• SHORT TASK
Word for word, copy all the data and drop the pictures.
---------- RECORDED DATA ----------
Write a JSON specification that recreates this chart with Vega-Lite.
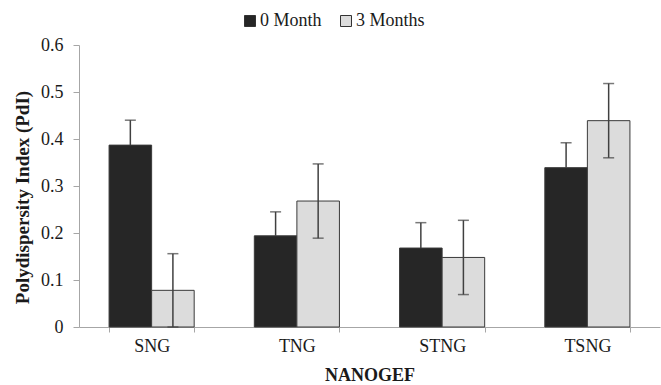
{
  "$schema": "https://vega.github.io/schema/vega-lite/v6.json",
  "width": 581,
  "height": 282,
  "autosize": {"type": "none"},
  "padding": {"left": 79, "top": 45, "right": 1, "bottom": 58},
  "background": "white",
  "config": {
    "view": {"stroke": null},
    "font": "Liberation Serif",
    "text": {"font": "Liberation Serif"},
    "axis": {"domainColor": "#a6a6a6", "tickColor": "#a6a6a6", "labelColor": "#1a1a1a", "titleColor": "#1a1a1a", "labelFont": "Liberation Serif", "titleFont": "Liberation Serif"},
    "legend": {"labelFont": "Liberation Serif", "titleFont": "Liberation Serif"}
  },
  "data": {
    "values": [
      {"group": "SNG", "series": "0 Month", "value": 0.387, "lo": 0.334, "hi": 0.440},
      {"group": "SNG", "series": "3 Months", "value": 0.078, "lo": 0.0, "hi": 0.156},
      {"group": "TNG", "series": "0 Month", "value": 0.194, "lo": 0.143, "hi": 0.245},
      {"group": "TNG", "series": "3 Months", "value": 0.268, "lo": 0.189, "hi": 0.347},
      {"group": "STNG", "series": "0 Month", "value": 0.168, "lo": 0.114, "hi": 0.222},
      {"group": "STNG", "series": "3 Months", "value": 0.148, "lo": 0.069, "hi": 0.227},
      {"group": "TSNG", "series": "0 Month", "value": 0.339, "lo": 0.286, "hi": 0.392},
      {"group": "TSNG", "series": "3 Months", "value": 0.439, "lo": 0.360, "hi": 0.518}
    ]
  },
  "encoding": {
    "x": {
      "field": "group", "type": "nominal", "sort": ["SNG", "TNG", "STNG", "TSNG"],
      "scale": {"paddingInner": 0.414, "paddingOuter": 0.207},
      "axis": {"title": "NANOGEF", "labelAngle": 0, "labelFont": "Liberation Serif", "titleFont": "Liberation Serif", "labelFontSize": 18, "titleFontSize": 18, "titleFontWeight": "bold", "tickBand": "extent", "tickSize": 5, "labelPadding": 5, "titlePadding": 11}
    },
    "xOffset": {"field": "series", "type": "nominal", "sort": ["0 Month", "3 Months"], "scale": {"paddingInner": 0, "paddingOuter": 0}}
  },
  "layer": [
    {
      "mark": {"type": "bar", "stroke": "#3a3a3a", "strokeWidth": 1},
      "encoding": {
        "y": {
          "field": "value", "type": "quantitative",
          "scale": {"domain": [0, 0.6]},
          "axis": {"title": "Polydispersity Index (PdI)", "values": [0, 0.1, 0.2, 0.3, 0.4, 0.5, 0.6], "format": "~g", "grid": false, "labelFont": "Liberation Serif", "titleFont": "Liberation Serif", "labelFontSize": 18, "titleFontSize": 19, "titleFontWeight": "bold", "tickSize": 6, "labelPadding": 10, "titlePadding": 8, "titleY": 152}
        },
        "color": {
          "field": "series", "type": "nominal", "sort": ["0 Month", "3 Months"],
          "scale": {"domain": ["0 Month", "3 Months"], "range": ["#262626", "#dcdcdc"]},
          "legend": {"title": null, "orient": "none", "direction": "horizontal", "legendX": 162, "legendY": -33, "symbolType": "square", "symbolSize": 121, "symbolStrokeColor": "#333", "symbolStrokeWidth": 1, "labelFont": "Liberation Serif", "labelFontSize": 18, "labelOffset": 1, "columnPadding": 15, "labelColor": "#1a1a1a"}
        }
      }
    },
    {
      "transform": [{"filter": "datum.series === '3 Months'"}],
      "mark": {"type": "rule", "color": "#404040", "strokeWidth": 1.5},
      "encoding": {
        "y": {"field": "lo", "type": "quantitative"},
        "y2": {"field": "hi"}
      }
    },
    {
      "transform": [{"filter": "datum.series === '0 Month'"}],
      "mark": {"type": "rule", "color": "#404040", "strokeWidth": 1.5},
      "encoding": {
        "y": {"field": "value", "type": "quantitative"},
        "y2": {"field": "hi"}
      }
    },
    {
      "mark": {"type": "tick", "color": "#404040", "thickness": 1.5, "size": 11},
      "encoding": {"y": {"field": "hi", "type": "quantitative"}}
    },
    {
      "transform": [{"filter": "datum.series === '3 Months'"}],
      "mark": {"type": "tick", "color": "#404040", "thickness": 1.5, "size": 11},
      "encoding": {"y": {"field": "lo", "type": "quantitative"}}
    }
  ]
}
----------
• RESULT OF THE EXERCISE
Write a JSON specification that recreates this chart with Vega-Lite.
{
  "$schema": "https://vega.github.io/schema/vega-lite/v6.json",
  "width": 581,
  "height": 282,
  "autosize": {"type": "none"},
  "padding": {"left": 79, "top": 45, "right": 1, "bottom": 58},
  "background": "white",
  "config": {
    "view": {"stroke": null},
    "font": "Liberation Serif",
    "text": {"font": "Liberation Serif"},
    "axis": {"domainColor": "#a6a6a6", "tickColor": "#a6a6a6", "labelColor": "#1a1a1a", "titleColor": "#1a1a1a", "labelFont": "Liberation Serif", "titleFont": "Liberation Serif"},
    "legend": {"labelFont": "Liberation Serif", "titleFont": "Liberation Serif"}
  },
  "data": {
    "values": [
      {"group": "SNG", "series": "0 Month", "value": 0.387, "lo": 0.334, "hi": 0.440},
      {"group": "SNG", "series": "3 Months", "value": 0.078, "lo": 0.0, "hi": 0.156},
      {"group": "TNG", "series": "0 Month", "value": 0.194, "lo": 0.143, "hi": 0.245},
      {"group": "TNG", "series": "3 Months", "value": 0.268, "lo": 0.189, "hi": 0.347},
      {"group": "STNG", "series": "0 Month", "value": 0.168, "lo": 0.114, "hi": 0.222},
      {"group": "STNG", "series": "3 Months", "value": 0.148, "lo": 0.069, "hi": 0.227},
      {"group": "TSNG", "series": "0 Month", "value": 0.339, "lo": 0.286, "hi": 0.392},
      {"group": "TSNG", "series": "3 Months", "value": 0.439, "lo": 0.360, "hi": 0.518}
    ]
  },
  "encoding": {
    "x": {
      "field": "group", "type": "nominal", "sort": ["SNG", "TNG", "STNG", "TSNG"],
      "scale": {"paddingInner": 0.414, "paddingOuter": 0.207},
      "axis": {"title": "NANOGEF", "labelAngle": 0, "labelFont": "Liberation Serif", "titleFont": "Liberation Serif", "labelFontSize": 18, "titleFontSize": 18, "titleFontWeight": "bold", "tickBand": "extent", "tickSize": 5, "labelPadding": 5, "titlePadding": 11}
    },
    "xOffset": {"field": "series", "type": "nominal", "sort": ["0 Month", "3 Months"], "scale": {"paddingInner": 0, "paddingOuter": 0}}
  },
  "layer": [
    {
      "mark": {"type": "bar", "stroke": "#3a3a3a", "strokeWidth": 1},
      "encoding": {
        "y": {
          "field": "value", "type": "quantitative",
          "scale": {"domain": [0, 0.6]},
          "axis": {"title": "Polydispersity Index (PdI)", "values": [0, 0.1, 0.2, 0.3, 0.4, 0.5, 0.6], "format": "~g", "grid": false, "labelFont": "Liberation Serif", "titleFont": "Liberation Serif", "labelFontSize": 18, "titleFontSize": 19, "titleFontWeight": "bold", "tickSize": 6, "labelPadding": 10, "titlePadding": 8, "titleY": 152}
        },
        "color": {
          "field": "series", "type": "nominal", "sort": ["0 Month", "3 Months"],
          "scale": {"domain": ["0 Month", "3 Months"], "range": ["#262626", "#dcdcdc"]},
          "legend": {"title": null, "orient": "none", "direction": "horizontal", "legendX": 162, "legendY": -33, "symbolType": "square", "symbolSize": 121, "symbolStrokeColor": "#333", "symbolStrokeWidth": 1, "labelFont": "Liberation Serif", "labelFontSize": 18, "labelOffset": 1, "columnPadding": 15, "labelColor": "#1a1a1a"}
        }
      }
    },
    {
      "transform": [{"filter": "datum.series === '3 Months'"}],
      "mark": {"type": "rule", "color": "#404040", "strokeWidth": 1.5},
      "encoding": {
        "y": {"field": "lo", "type": "quantitative"},
        "y2": {"field": "hi"}
      }
    },
    {
      "transform": [{"filter": "datum.series === '0 Month'"}],
      "mark": {"type": "rule", "color": "#404040", "strokeWidth": 1.5},
      "encoding": {
        "y": {"field": "value", "type": "quantitative"},
        "y2": {"field": "hi"}
      }
    },
    {
      "mark": {"type": "tick", "color": "#404040", "thickness": 1.5, "size": 11},
      "encoding": {"y": {"field": "hi", "type": "quantitative"}}
    },
    {
      "transform": [{"filter": "datum.series === '3 Months'"}],
      "mark": {"type": "tick", "color": "#404040", "thickness": 1.5, "size": 11},
      "encoding": {"y": {"field": "lo", "type": "quantitative"}}
    }
  ]
}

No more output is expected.